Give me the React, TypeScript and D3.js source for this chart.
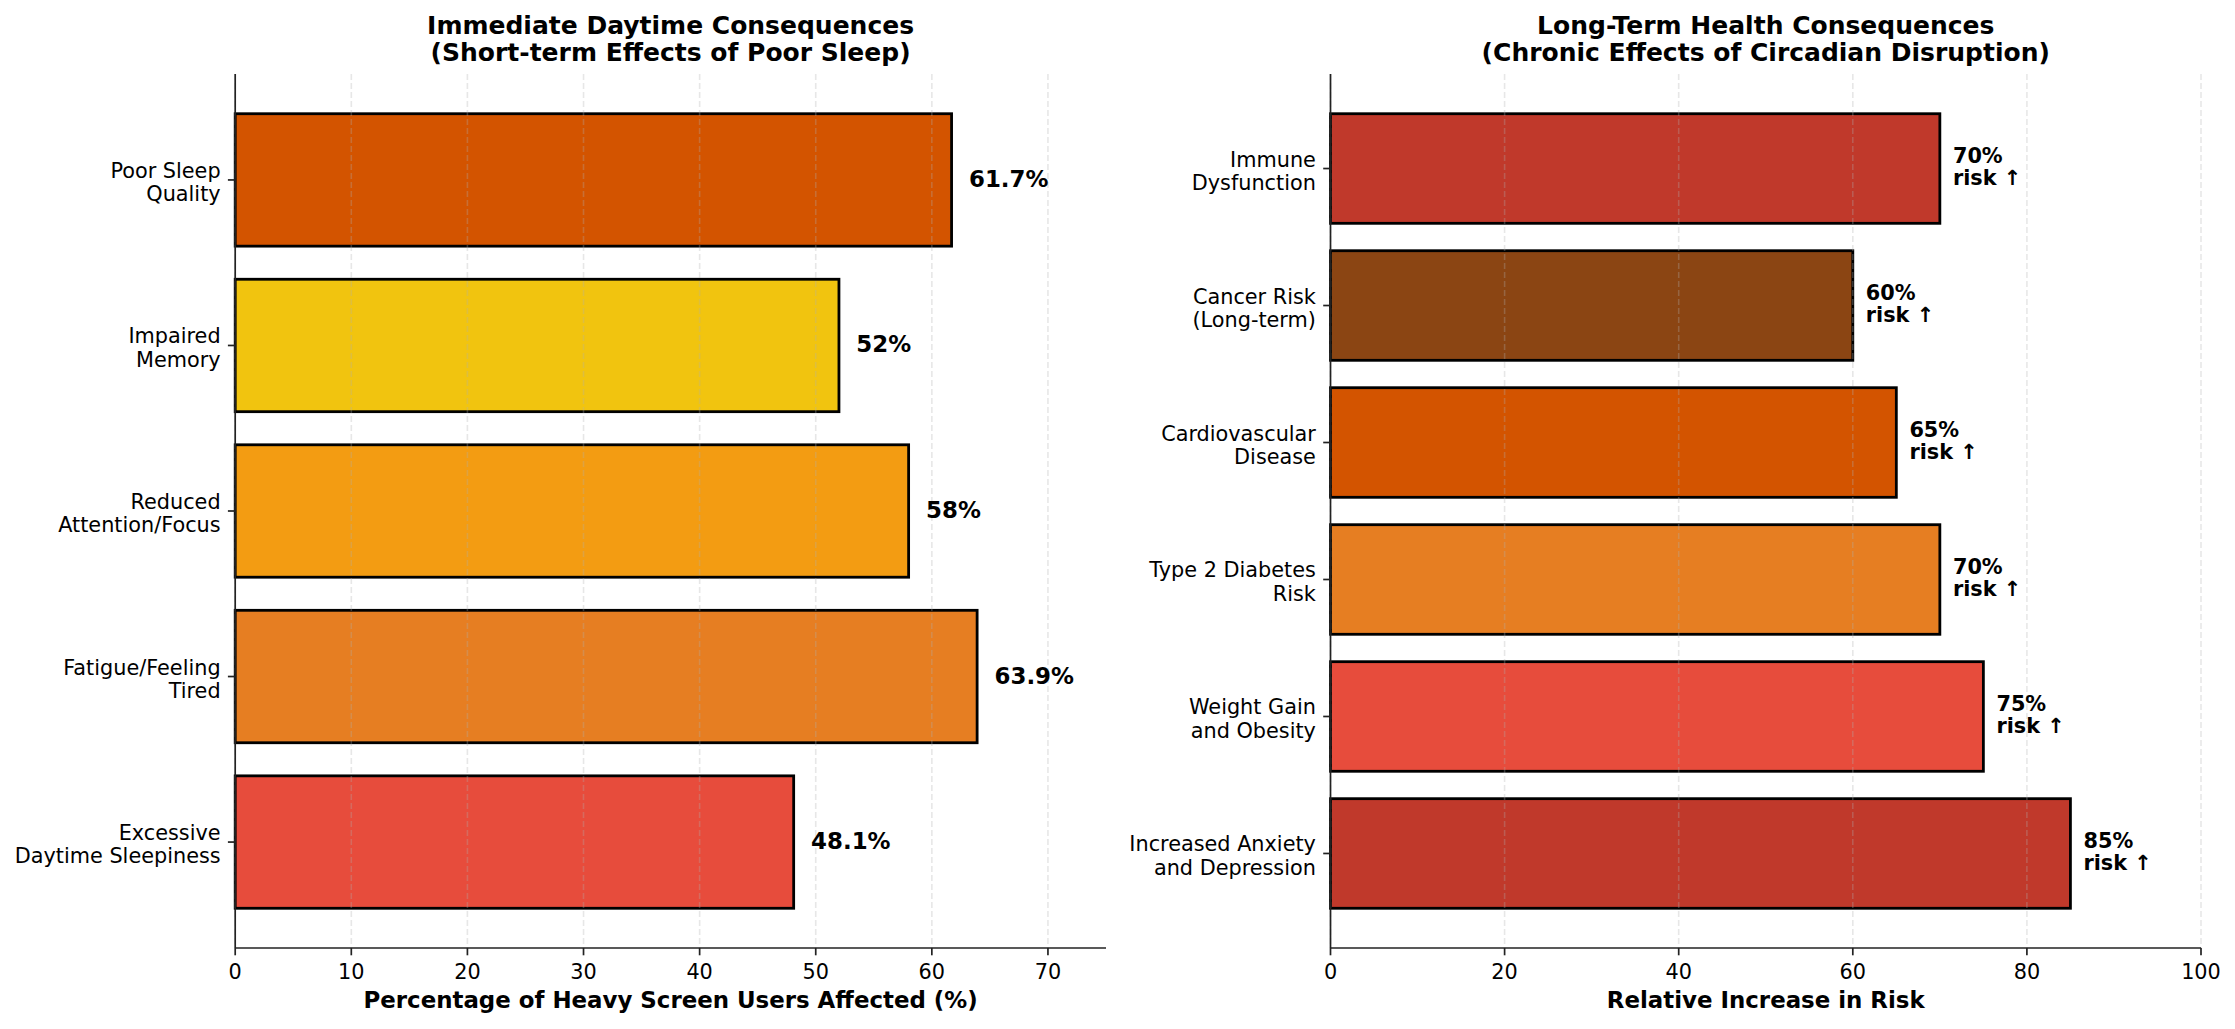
import { useEffect, useRef } from 'react';
import * as d3 from 'd3';

// Left panel: short-term effects (top to bottom)
const shortLabels = [
  ['Poor Sleep', 'Quality'],
  ['Impaired', 'Memory'],
  ['Reduced', 'Attention/Focus'],
  ['Fatigue/Feeling', 'Tired'],
  ['Excessive', 'Daytime Sleepiness'],
];
const shortValues = [61.7, 52, 58, 63.9, 48.1];
const shortColors = ['#d35400', '#f1c40f', '#f39c12', '#e67e22', '#e74c3c'];
const shortTicks = [0, 10, 20, 30, 40, 50, 60, 70];

// Right panel: long-term effects (top to bottom)
const longLabels = [
  ['Immune', 'Dysfunction'],
  ['Cancer Risk', '(Long-term)'],
  ['Cardiovascular', 'Disease'],
  ['Type 2 Diabetes', 'Risk'],
  ['Weight Gain', 'and Obesity'],
  ['Increased Anxiety', 'and Depression'],
];
const longValues = [70, 60, 65, 70, 75, 85];
const longColors = ['#c0392b', '#8b4513', '#d35400', '#e67e22', '#e74c3c', '#c0392b'];
const longTicks = [0, 20, 40, 60, 80, 100];

const FONT = '"DejaVu Sans", sans-serif';

type Panel = {
  left: number;
  right: number;
  title: string[];
  xLabel: string;
  xMax: number;
  ticks: number[];
  labels: string[][];
  values: number[];
  colors: string[];
  valueText: (v: number) => string[];
  valueSize: number;
};

const App = () => {
  const svgRef = useRef<SVGSVGElement>(null);

  useEffect(() => {
    if (!svgRef.current) return;
    const svg = d3.select(svgRef.current);
    svg.selectAll('*').remove();

    const width = 2235;
    const height = 1029;
    const top = 74;
    const bottom = 948;

    svg.attr('width', width).attr('height', height);
    svg.append('rect').attr('width', width).attr('height', height).attr('fill', '#fff');

    const panels: Panel[] = [
      {
        left: 235.2,
        right: 1106,
        title: ['Immediate Daytime Consequences', '(Short-term Effects of Poor Sleep)'],
        xLabel: 'Percentage of Heavy Screen Users Affected (%)',
        xMax: 75,
        ticks: shortTicks,
        labels: shortLabels,
        values: shortValues,
        colors: shortColors,
        valueText: (v) => [`${v}%`],
        valueSize: 22.9,
      },
      {
        left: 1330.5,
        right: 2201,
        title: ['Long-Term Health Consequences', '(Chronic Effects of Circadian Disruption)'],
        xLabel: 'Relative Increase in Risk',
        xMax: 100,
        ticks: longTicks,
        labels: longLabels,
        values: longValues,
        colors: longColors,
        valueText: (v) => [`${v}%`, 'risk ↑'],
        valueSize: 20.8,
      },
    ];

    panels.forEach((p) => {
      const n = p.values.length;
      const x = d3.scaleLinear().domain([0, p.xMax]).range([p.left, p.right]);
      const y = d3
        .scaleBand<number>()
        .domain(d3.range(n))
        .range([top, bottom])
        .paddingInner(0.2)
        .paddingOuter(0.05 * (n - 0.2));

      const g = svg.append('g').attr('font-family', FONT);

      // Bars
      g.selectAll('rect.bar')
        .data(p.values)
        .join('rect')
        .attr('class', 'bar')
        .attr('x', x(0))
        .attr('y', (_, i) => y(i)!)
        .attr('width', (d) => x(d) - x(0))
        .attr('height', y.bandwidth())
        .attr('fill', (_, i) => p.colors[i])
        .attr('stroke', '#000')
        .attr('stroke-width', 2.8);

      // Grid (drawn over bars, translucent)
      g.selectAll('line.grid')
        .data(p.ticks)
        .join('line')
        .attr('x1', (d) => x(d))
        .attr('x2', (d) => x(d))
        .attr('y1', top)
        .attr('y2', bottom)
        .attr('stroke', '#b0b0b0')
        .attr('stroke-opacity', 0.3)
        .attr('stroke-width', 1.6)
        .attr('stroke-dasharray', '6,3');

      // Spines
      g.append('line')
        .attr('x1', p.left).attr('x2', p.left)
        .attr('y1', top).attr('y2', bottom)
        .attr('stroke', '#222').attr('stroke-width', 1.7);
      g.append('line')
        .attr('x1', p.left).attr('x2', p.right)
        .attr('y1', bottom).attr('y2', bottom)
        .attr('stroke', '#222').attr('stroke-width', 1.7);

      // X ticks
      p.ticks.forEach((t) => {
        g.append('line')
          .attr('x1', x(t)).attr('x2', x(t))
          .attr('y1', bottom).attr('y2', bottom + 7.3)
          .attr('stroke', '#222').attr('stroke-width', 1.7);
        g.append('text')
          .attr('x', x(t))
          .attr('y', bottom + 31)
          .attr('text-anchor', 'middle')
          .attr('font-size', 20.8)
          .attr('fill', '#000')
          .text(t);
      });

      // Y ticks + labels
      p.labels.forEach((lines, i) => {
        const c = y(i)! + y.bandwidth() / 2;
        g.append('line')
          .attr('x1', p.left - 7.3).attr('x2', p.left)
          .attr('y1', c).attr('y2', c)
          .attr('stroke', '#222').attr('stroke-width', 1.7);
        const t = g.append('text')
          .attr('text-anchor', 'end')
          .attr('font-size', 20.8)
          .attr('fill', '#000');
        lines.forEach((line, j) => {
          t.append('tspan')
            .attr('x', p.left - 14.6)
            .attr('y', c - 2 + j * 23.3)
            .text(line);
        });
      });

      // Value labels
      p.values.forEach((v, i) => {
        const c = y(i)! + y.bandwidth() / 2;
        const lines = p.valueText(v);
        const t = g.append('text')
          .attr('font-size', p.valueSize)
          .attr('font-weight', 'bold')
          .attr('fill', '#000');
        const start = lines.length === 1 ? c + 7 : c - 5.7;
        lines.forEach((line, j) => {
          t.append('tspan')
            .attr('x', x(v + 1.5))
            .attr('y', start + j * 22.4)
            .text(line);
        });
      });

      // Title
      const cx = (p.left + p.right) / 2;
      const title = g.append('text')
        .attr('text-anchor', 'middle')
        .attr('font-size', 25)
        .attr('font-weight', 'bold')
        .attr('fill', '#000');
      p.title.forEach((line, j) => {
        title.append('tspan').attr('x', cx).attr('y', 34 + j * 27).text(line);
      });

      // X label
      g.append('text')
        .attr('x', cx)
        .attr('y', 1008)
        .attr('text-anchor', 'middle')
        .attr('font-size', 22.9)
        .attr('font-weight', 'bold')
        .attr('fill', '#000')
        .text(p.xLabel);
    });
  }, []);

  return (
    <div style={{ position: 'absolute', left: 0, top: 0 }}>
      <svg ref={svgRef} style={{ display: 'block' }} />
    </div>
  );
};

export default App;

> _PROBLEM STATEMENT_:
All the lines above are to be reproduced exactly, except the pictures.

> _OUTPUT OF THE EXERCISE_:
Give me the React, TypeScript and D3.js source for this chart.
import { useEffect, useRef } from 'react';
import * as d3 from 'd3';

// Left panel: short-term effects (top to bottom)
const shortLabels = [
  ['Poor Sleep', 'Quality'],
  ['Impaired', 'Memory'],
  ['Reduced', 'Attention/Focus'],
  ['Fatigue/Feeling', 'Tired'],
  ['Excessive', 'Daytime Sleepiness'],
];
const shortValues = [61.7, 52, 58, 63.9, 48.1];
const shortColors = ['#d35400', '#f1c40f', '#f39c12', '#e67e22', '#e74c3c'];
const shortTicks = [0, 10, 20, 30, 40, 50, 60, 70];

// Right panel: long-term effects (top to bottom)
const longLabels = [
  ['Immune', 'Dysfunction'],
  ['Cancer Risk', '(Long-term)'],
  ['Cardiovascular', 'Disease'],
  ['Type 2 Diabetes', 'Risk'],
  ['Weight Gain', 'and Obesity'],
  ['Increased Anxiety', 'and Depression'],
];
const longValues = [70, 60, 65, 70, 75, 85];
const longColors = ['#c0392b', '#8b4513', '#d35400', '#e67e22', '#e74c3c', '#c0392b'];
const longTicks = [0, 20, 40, 60, 80, 100];

const FONT = '"DejaVu Sans", sans-serif';

type Panel = {
  left: number;
  right: number;
  title: string[];
  xLabel: string;
  xMax: number;
  ticks: number[];
  labels: string[][];
  values: number[];
  colors: string[];
  valueText: (v: number) => string[];
  valueSize: number;
};

const App = () => {
  const svgRef = useRef<SVGSVGElement>(null);

  useEffect(() => {
    if (!svgRef.current) return;
    const svg = d3.select(svgRef.current);
    svg.selectAll('*').remove();

    const width = 2235;
    const height = 1029;
    const top = 74;
    const bottom = 948;

    svg.attr('width', width).attr('height', height);
    svg.append('rect').attr('width', width).attr('height', height).attr('fill', '#fff');

    const panels: Panel[] = [
      {
        left: 235.2,
        right: 1106,
        title: ['Immediate Daytime Consequences', '(Short-term Effects of Poor Sleep)'],
        xLabel: 'Percentage of Heavy Screen Users Affected (%)',
        xMax: 75,
        ticks: shortTicks,
        labels: shortLabels,
        values: shortValues,
        colors: shortColors,
        valueText: (v) => [`${v}%`],
        valueSize: 22.9,
      },
      {
        left: 1330.5,
        right: 2201,
        title: ['Long-Term Health Consequences', '(Chronic Effects of Circadian Disruption)'],
        xLabel: 'Relative Increase in Risk',
        xMax: 100,
        ticks: longTicks,
        labels: longLabels,
        values: longValues,
        colors: longColors,
        valueText: (v) => [`${v}%`, 'risk ↑'],
        valueSize: 20.8,
      },
    ];

    panels.forEach((p) => {
      const n = p.values.length;
      const x = d3.scaleLinear().domain([0, p.xMax]).range([p.left, p.right]);
      const y = d3
        .scaleBand<number>()
        .domain(d3.range(n))
        .range([top, bottom])
        .paddingInner(0.2)
        .paddingOuter(0.05 * (n - 0.2));

      const g = svg.append('g').attr('font-family', FONT);

      // Bars
      g.selectAll('rect.bar')
        .data(p.values)
        .join('rect')
        .attr('class', 'bar')
        .attr('x', x(0))
        .attr('y', (_, i) => y(i)!)
        .attr('width', (d) => x(d) - x(0))
        .attr('height', y.bandwidth())
        .attr('fill', (_, i) => p.colors[i])
        .attr('stroke', '#000')
        .attr('stroke-width', 2.8);

      // Grid (drawn over bars, translucent)
      g.selectAll('line.grid')
        .data(p.ticks)
        .join('line')
        .attr('x1', (d) => x(d))
        .attr('x2', (d) => x(d))
        .attr('y1', top)
        .attr('y2', bottom)
        .attr('stroke', '#b0b0b0')
        .attr('stroke-opacity', 0.3)
        .attr('stroke-width', 1.6)
        .attr('stroke-dasharray', '6,3');

      // Spines
      g.append('line')
        .attr('x1', p.left).attr('x2', p.left)
        .attr('y1', top).attr('y2', bottom)
        .attr('stroke', '#222').attr('stroke-width', 1.7);
      g.append('line')
        .attr('x1', p.left).attr('x2', p.right)
        .attr('y1', bottom).attr('y2', bottom)
        .attr('stroke', '#222').attr('stroke-width', 1.7);

      // X ticks
      p.ticks.forEach((t) => {
        g.append('line')
          .attr('x1', x(t)).attr('x2', x(t))
          .attr('y1', bottom).attr('y2', bottom + 7.3)
          .attr('stroke', '#222').attr('stroke-width', 1.7);
        g.append('text')
          .attr('x', x(t))
          .attr('y', bottom + 31)
          .attr('text-anchor', 'middle')
          .attr('font-size', 20.8)
          .attr('fill', '#000')
          .text(t);
      });

      // Y ticks + labels
      p.labels.forEach((lines, i) => {
        const c = y(i)! + y.bandwidth() / 2;
        g.append('line')
          .attr('x1', p.left - 7.3).attr('x2', p.left)
          .attr('y1', c).attr('y2', c)
          .attr('stroke', '#222').attr('stroke-width', 1.7);
        const t = g.append('text')
          .attr('text-anchor', 'end')
          .attr('font-size', 20.8)
          .attr('fill', '#000');
        lines.forEach((line, j) => {
          t.append('tspan')
            .attr('x', p.left - 14.6)
            .attr('y', c - 2 + j * 23.3)
            .text(line);
        });
      });

      // Value labels
      p.values.forEach((v, i) => {
        const c = y(i)! + y.bandwidth() / 2;
        const lines = p.valueText(v);
        const t = g.append('text')
          .attr('font-size', p.valueSize)
          .attr('font-weight', 'bold')
          .attr('fill', '#000');
        const start = lines.length === 1 ? c + 7 : c - 5.7;
        lines.forEach((line, j) => {
          t.append('tspan')
            .attr('x', x(v + 1.5))
            .attr('y', start + j * 22.4)
            .text(line);
        });
      });

      // Title
      const cx = (p.left + p.right) / 2;
      const title = g.append('text')
        .attr('text-anchor', 'middle')
        .attr('font-size', 25)
        .attr('font-weight', 'bold')
        .attr('fill', '#000');
      p.title.forEach((line, j) => {
        title.append('tspan').attr('x', cx).attr('y', 34 + j * 27).text(line);
      });

      // X label
      g.append('text')
        .attr('x', cx)
        .attr('y', 1008)
        .attr('text-anchor', 'middle')
        .attr('font-size', 22.9)
        .attr('font-weight', 'bold')
        .attr('fill', '#000')
        .text(p.xLabel);
    });
  }, []);

  return (
    <div style={{ position: 'absolute', left: 0, top: 0 }}>
      <svg ref={svgRef} style={{ display: 'block' }} />
    </div>
  );
};

export default App;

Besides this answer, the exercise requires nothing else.